Dustin Devlin, Co-Founder and Creative Director at video production firm, V A G R A N T S, told us that, for his team it’s been important that they make time for social hours where they can blow off steam and just talk about their days, without having the pressure of a meeting that everyone just wants to get done.
“People tend to underestimate the kind of stress that can develop while you’re working from home,” said Dustin.
Greer Pearce, VP of Strategy at AMP Agency, said that while at first video calls seemed to be a great equalizer in meetings, it didn’t take long for people to start suffering from Zoom fatigue. She therefore encouraged her team to take walks while on calls whenever possible, and do what they could to take their eyes off the screen for a bit.
The WFH dynamic requires people to be more deliberate about the start and end to the work day, added Liz Paquette, Director of Brand at Drizly. Liz stressed the need to push one another to just ‘check out,’ since sometimes you can get the best ideas when you’re out of your day-to-day.
That’s why it’s so critical that you take time to de-stress and to have those moments with co-workers where you talk about things outside of work. As Rob DeSalvo, VP, National Sales & Content Solutions at Undertone put it: “take the time to refresh and reboot and then get back in there.”
Changing your perspective leads to inspiration.
As we work from home, we’re not only missing out on interfacing with coworkers, we’re also missing the times we get out in the world during daily commutes, lunch breaks, and so on.
Since those times have largely gone away, it can be hard to break ourselves out of our own little bubbles.
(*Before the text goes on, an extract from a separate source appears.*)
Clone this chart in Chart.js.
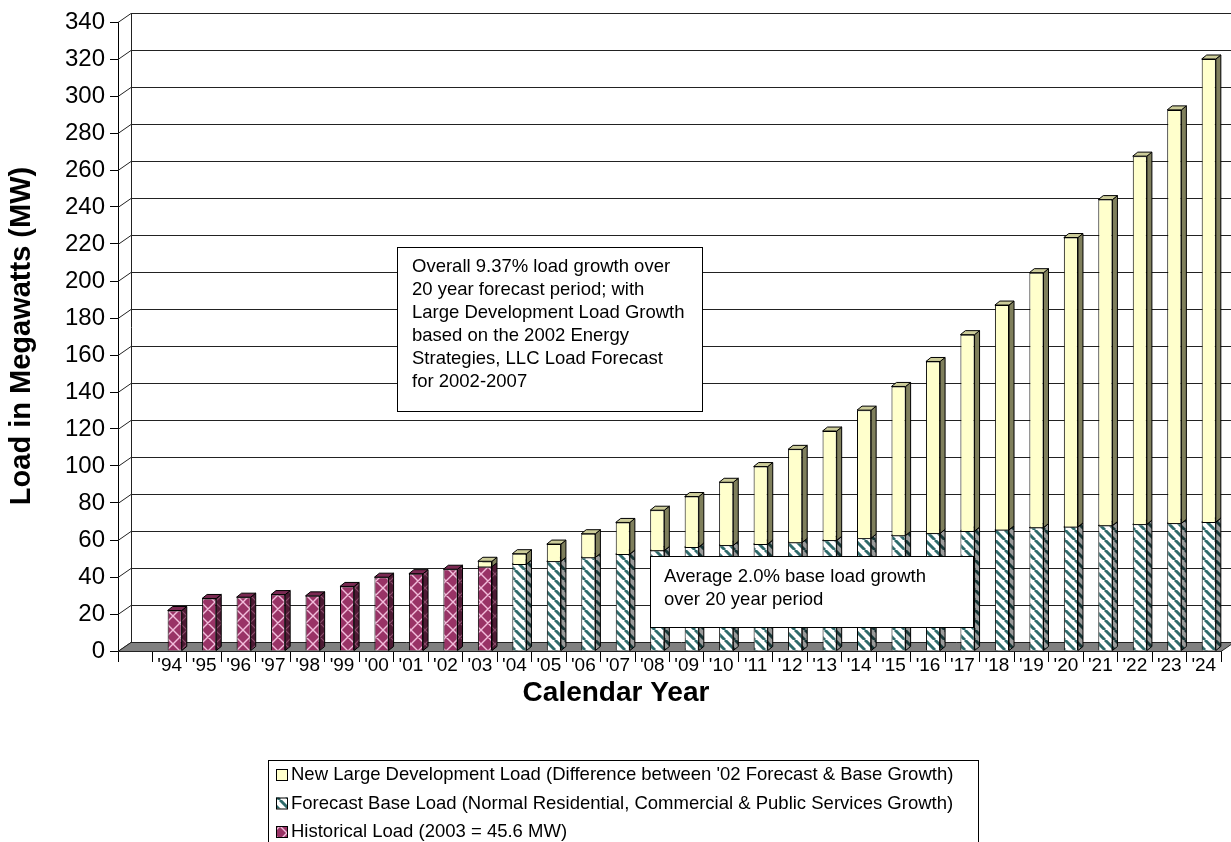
<!DOCTYPE html>
<html>
<head>
<meta charset="utf-8">
<style>
  html, body { margin: 0; padding: 0; background: #fff; }
  #wrap { width: 1231px; height: 842px; }
</style>
<script src="https://cdn.jsdelivr.net/npm/chart.js@4.4.0/dist/chart.umd.min.js"></script>
</head>
<body>
<div id="wrap"><canvas id="canvas" width="1231" height="842"></canvas></div>
<script>
// x-axis labels, the first slot is left empty like the original
const years = ['', "'94", "'95", "'96", "'97", "'98", "'99", "'00", "'01", "'02", "'03",
  "'04", "'05", "'06", "'07", "'08", "'09", "'10", "'11", "'12", "'13", "'14",
  "'15", "'16", "'17", "'18", "'19", "'20", "'21", "'22", "'23", "'24"];

// Historical load, '94 - '03 (MW)
const historical = [null, 21.9, 28.4, 29.1, 30.5, 29.8, 34.9, 39.9, 41.8, 44.2, 45.6,
  null, null, null, null, null, null, null, null, null, null, null,
  null, null, null, null, null, null, null, null, null, null];

// Forecast base load, '04 - '24 (MW)
const baseLoad = [null, null, null, null, null, null, null, null, null, null, null,
  47.0, 48.5, 50.6, 52.4, 54.3, 56.2, 57.1, 57.8, 58.7, 59.8, 61.0,
  62.5, 63.6, 64.8, 65.5, 66.7, 67.1, 67.8, 68.5, 69.0, 69.7];

// New large development load, stacked on top (MW)
const newLoad = [null, null, null, null, null, null, null, null, null, null, 2.9,
  5.6, 9.3, 12.8, 17.1, 21.8, 27.3, 34.1, 41.9, 50.3, 59.1, 69.2,
  80.5, 92.9, 106.2, 121.5, 137.8, 156.4, 176.2, 199.0, 223.5, 250.3];

// y axis range
const yMax = 340;
const yStep = 20;

const notes = [
  { box: [397, 247, 305, 164], x: 412, y: 267, lines: [
    'Overall 9.37% load growth over',
    '20 year forecast period; with',
    'Large Development Load Growth',
    'based on the 2002 Energy',
    'Strategies, LLC Load Forecast',
    'for 2002-2007'] },
  { box: [650, 556, 323, 71], x: 664, y: 577, lines: [
    'Average 2.0% base load growth',
    'over 20 year period'] }
];

const FONT = 'Arial, "Liberation Sans", sans-serif';

// hatch fills
function makePattern(size, bg, fg, lw, kind) {
  const c = document.createElement('canvas');
  c.width = size; c.height = size;
  const g = c.getContext('2d');
  g.fillStyle = bg;
  g.fillRect(0, 0, size, size);
  g.strokeStyle = fg;
  g.lineWidth = lw;
  g.beginPath();
  for (let k = -size; k <= size; k += size) {
    g.moveTo(k, 0); g.lineTo(k + size, size);
    if (kind === 'cross') { g.moveTo(k + size, 0); g.lineTo(k, size); }
  }
  g.stroke();
  return g.createPattern(c, 'repeat');
}

const ctx = document.getElementById('canvas').getContext('2d');
const histFill = makePattern(14, '#993366', '#f2bddb', 1.4, 'cross');
const histSide = makePattern(14, '#4d1933', '#8a4d6b', 1.2, 'cross');
const baseFill = makePattern(10, '#ffffff', '#2f6b6b', 3, 'diag');
const baseSide = makePattern(10, '#9a9a9a', '#173636', 3, 'diag');

const faces = [
  { side: histSide, top: '#7a2952' },
  { side: baseSide, top: '#9a9a9a' },
  { side: '#7f7f5c', top: '#cccc99' }
];

const DX = 5, DY = 4;    // bar depth
const WX = 13, WY = 9;   // back wall offset
const SHIFT = 5;         // bars sit a little behind the front plane

const depth3d = {
  id: 'depth3d',
  beforeDatasetsDraw(chart) {
    const c = chart.ctx;
    const area = chart.chartArea;
    const ys = chart.scales.y;
    c.save();
    // back wall grid
    c.strokeStyle = '#222';
    c.lineWidth = 1;
    c.beginPath();
    ys.ticks.forEach(t => {
      const py = Math.round(ys.getPixelForValue(t.value)) + 0.5;
      c.moveTo(area.left, py);
      c.lineTo(area.left + WX, py - WY);
      if (t.value > 0) c.lineTo(chart.width, py - WY);
    });
    c.moveTo(area.left + WX + 0.5, area.top - WY);
    c.lineTo(area.left + WX + 0.5, area.bottom - WY);
    c.stroke();
    // floor
    c.fillStyle = '#808080';
    c.beginPath();
    c.moveTo(area.left, area.bottom + 0.5);
    c.lineTo(area.left + WX, area.bottom - WY + 0.5);
    c.lineTo(area.right + WX, area.bottom - WY + 0.5);
    c.lineTo(area.right, area.bottom + 0.5);
    c.closePath();
    c.fill();
    c.stroke();
    c.restore();
    // bar sides and tops, then the fronts drawn by Chart.js, all shifted
    c.save();
    c.translate(SHIFT, 0);
    c.strokeStyle = '#000';
    c.lineWidth = 1;
    chart.data.datasets.forEach((ds, di) => {
      const meta = chart.getDatasetMeta(di);
      meta.data.forEach((bar, i) => {
        if (ds.data[i] == null) return;
        const p = bar.getProps(['x', 'y', 'base', 'width'], true);
        const L = p.x - p.width / 2, R = p.x + p.width / 2;
        c.fillStyle = faces[di].side;
        c.beginPath();
        c.moveTo(R, p.y); c.lineTo(R + DX, p.y - DY);
        c.lineTo(R + DX, p.base - DY); c.lineTo(R, p.base);
        c.closePath(); c.fill(); c.stroke();
        c.fillStyle = faces[di].top;
        c.beginPath();
        c.moveTo(L, p.y); c.lineTo(L + DX, p.y - DY);
        c.lineTo(R + DX, p.y - DY); c.lineTo(R, p.y);
        c.closePath(); c.fill(); c.stroke();
      });
    });
  },
  afterDatasetsDraw(chart) {
    chart.ctx.restore();
  },
  afterDraw(chart) {
    const c = chart.ctx;
    c.save();
    c.fillStyle = '#000';
    c.textAlign = 'center';
    c.textBaseline = 'middle';
    // axis titles
    c.font = 'bold 28px ' + FONT;
    c.fillText('Calendar Year', 616, 693);
    c.save();
    c.translate(22, 336);
    c.rotate(-Math.PI / 2);
    c.font = 'bold 29px ' + FONT;
    c.fillText('Load in Megawatts (MW)', 0, 0);
    c.restore();
    // text boxes
    c.font = '18.5px ' + FONT;
    c.textAlign = 'left';
    c.lineWidth = 1;
    notes.forEach(n => {
      const [bx, by, bw, bh] = n.box;
      c.fillStyle = '#fff';
      c.fillRect(bx, by, bw, bh);
      c.strokeStyle = '#000';
      c.strokeRect(bx + 0.5, by + 0.5, bw, bh);
      c.fillStyle = '#000';
      n.lines.forEach((s, k) => c.fillText(s, n.x, n.y + k * 23));
    });
    // legend, top series first
    const lx = 268, ly = 760;
    c.strokeRect(lx + 0.5, ly + 0.5, 710, 100);
    const items = chart.data.datasets.slice().reverse();
    items.forEach((ds, k) => {
      const cy = 775 + k * 28.5;
      c.fillStyle = ds.backgroundColor;
      c.fillRect(276, cy - 6, 11, 11);
      c.strokeRect(276.5, cy - 5.5, 11, 11);
      c.fillStyle = '#000';
      c.fillText(ds.label, 291, cy);
    });
    c.restore();
  }
};

Chart.defaults.font.family = FONT;
Chart.defaults.color = '#000';

new Chart(ctx, {
  type: 'bar',
  data: {
    labels: years,
    datasets: [
      {
        label: 'Historical Load (2003 = 45.6 MW)',
        data: historical,
        backgroundColor: histFill,
        borderColor: '#000',
        borderWidth: 1
      },
      {
        label: 'Forecast Base Load (Normal Residential, Commercial & Public Services Growth)',
        data: baseLoad,
        backgroundColor: baseFill,
        borderColor: '#000',
        borderWidth: 1
      },
      {
        label: "New Large Development Load (Difference between '02 Forecast & Base Growth)",
        data: newLoad,
        backgroundColor: '#ffffcc',
        borderColor: '#000',
        borderWidth: 1
      }
    ]
  },
  options: {
    responsive: false,
    devicePixelRatio: 1,
    animation: false,
    layout: { padding: { top: 22, right: 10, bottom: 130, left: 0 } },
    datasets: { bar: { categoryPercentage: 1, barPercentage: 0.41 } },
    plugins: {
      legend: { display: false },
      tooltip: { enabled: false }
    },
    scales: {
      x: {
        stacked: true,
        grid: { drawOnChartArea: false, tickLength: 11, color: '#000', offset: true },
        border: { color: '#000' },
        ticks: { font: { size: 19 }, padding: -8, maxRotation: 0, autoSkip: false },
        afterFit: s => { s.height = 61; }
      },
      y: {
        stacked: true,
        min: 0,
        max: yMax,
        grid: { drawOnChartArea: false, tickLength: 8, color: '#000' },
        border: { color: '#000' },
        ticks: { stepSize: yStep, font: { size: 24 }, padding: 5 },
        afterFit: s => { s.width = 118; }
      }
    }
  },
  plugins: [depth3d]
});
</script>
</body>
</html>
Greer Pearce said everyone must make a more conscious effort to create the time and space to spark creativity. One thing that’s helped her is trying to get out of her workspace and go outside as much as possible. Additionally, she’s encouraged her team to leverage the internet for inspiration through lots of social listening.
“Listening to conversations in different communities and expanding the places where [they're] drawing inspiration from” has helped her team keep up creativity.
Another way to get a different perspective can be to set up meetings with people outside of your typical sphere of communication, added Liz Paquette. At Drizly, they use a tool called Donut that sets an employee up with someone outside of their department to help them connect.
Dustin Devlin shared that the biggest adjustment his company has had to adapt to is just being in one place and getting in a new routine. So he’s tried to really promote a culture that supports and encourages his team to use the time they would’ve been using commuting to go on a morning hike, run, or some other activity that will provide a good change of scenery. Dustin noted that working from home should have its advantages; it should feel better than working at work.
“Not having to worry about your commute or all that wasted time – that should be the perk of working from home and if we’re not doing that then we’re doing something wrong.”
Keeping this in mind as you continue to work from home, remember that it’s up to you to get out and actively seek different perspectives and scenery in order to fuel not only your tank, but also your creativity.